Traditionally, a lame duck leader refers to a ruler who remains officially in office but whose influence is visibly declining because political momentum has shifted elsewhere. Such leaders retain the chair but gradually lose the room. Their signature still matters legally, but psychologically the nation has already begun looking beyond them.

Can such a description apply to President Museveni today?

At first glance, the answer appears absurd. President Museveni still controls the state machinery, military hierarchy, intelligence systems, cabinet appointments, party structures, and national patronage networks. No major state decision can constitutionally survive without his hand. In legal terms, he remains unquestionably supreme.

Yet politics is never merely legal.

Politics is psychological.

And the most dangerous shifts in political systems often begin not in constitutional amendments but in changes of perception.

General Muhoozi Kainerugaba increasingly speaks not merely as a military officer but as a figure of anticipated sovereignty. His statements frequently transcend military matters and drift into governance, diplomacy, appointments, parliamentary politics, party direction, ideological positioning, and national leadership conversations. In many instances, political actors, ministers, cadres, and ordinary citizens alike pause not because the statements are constitutionally binding, but because they are politically revealing.

That distinction matters immensely.

There is a difference between formal authority and atmospheric authority.

Formal authority is what the law grants you. Atmospheric authority is what people begin emotionally, psychologically, and strategically preparing for.

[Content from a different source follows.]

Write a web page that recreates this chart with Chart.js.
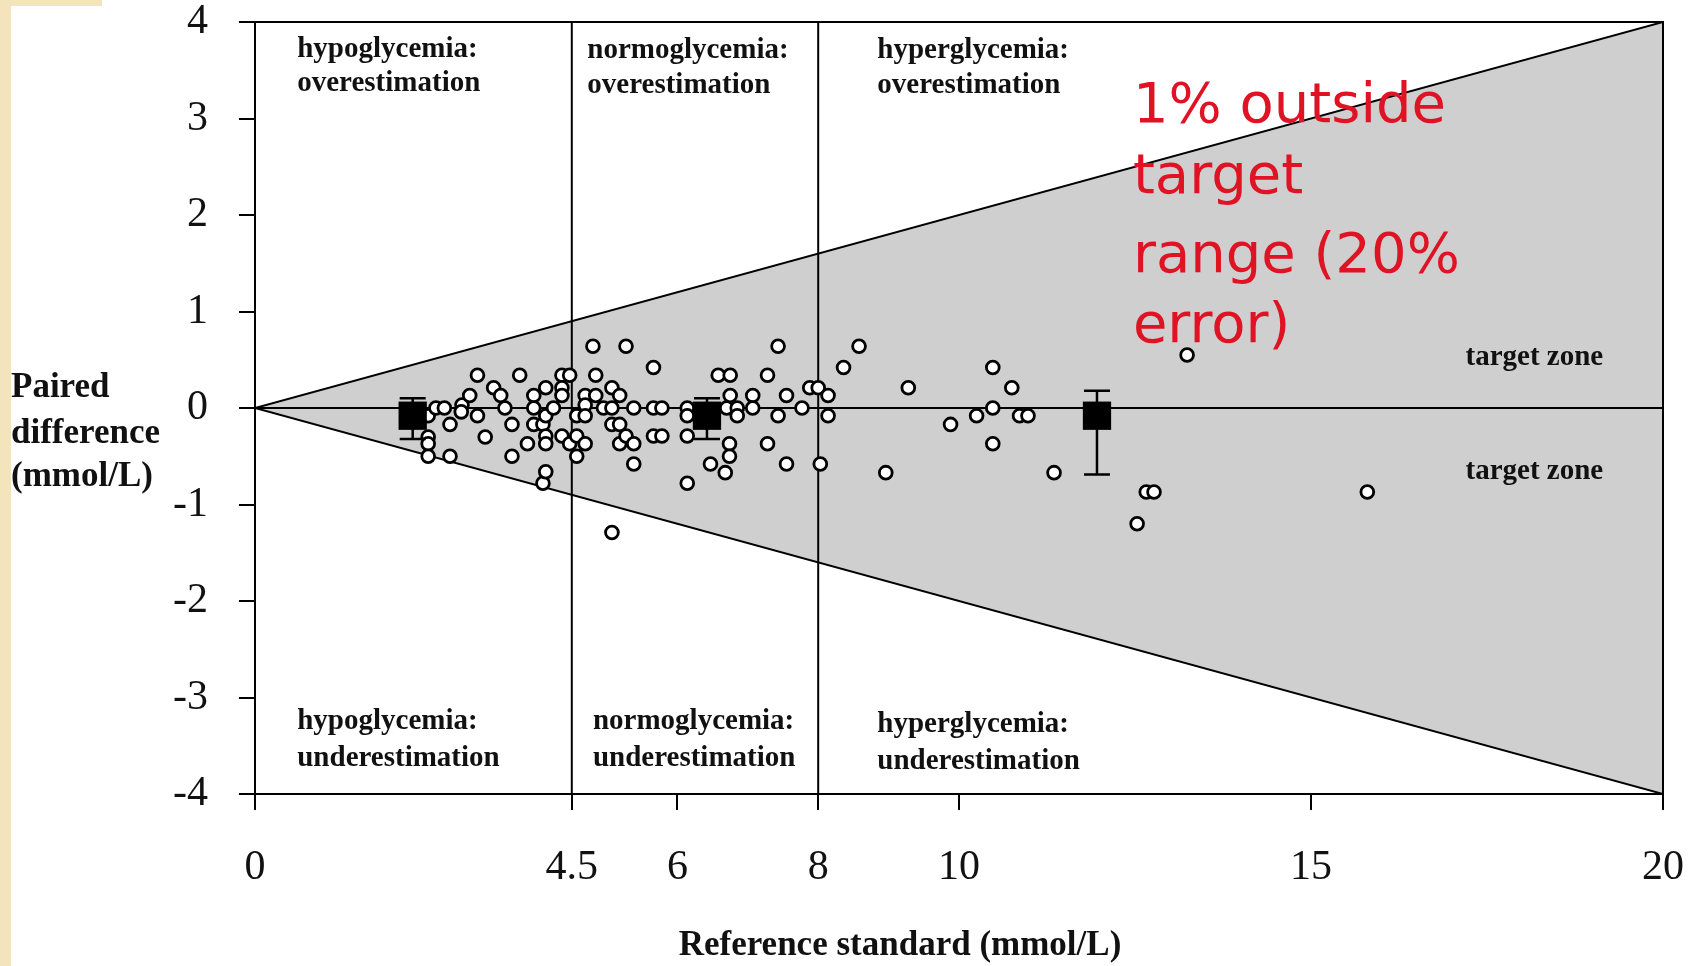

Uganda increasingly appears trapped between the two.

One of the clearest examples emerged during discussions surrounding the speakership and broader political positioning within the ruling establishment. Reports and political whispers suggested certain understandings within the ruling party establishment concerning preferred leadership alignments. Yet suddenly alternative preferences publicly emerged from the camp associated with the CDF, signaling different sympathies, different calculations, and perhaps different future loyalties.

Whether symbolic or strategic, the implication was profound: political actors now appeared compelled to interpret not one center of power, but two.

This creates confusion within the anatomy of governance itself.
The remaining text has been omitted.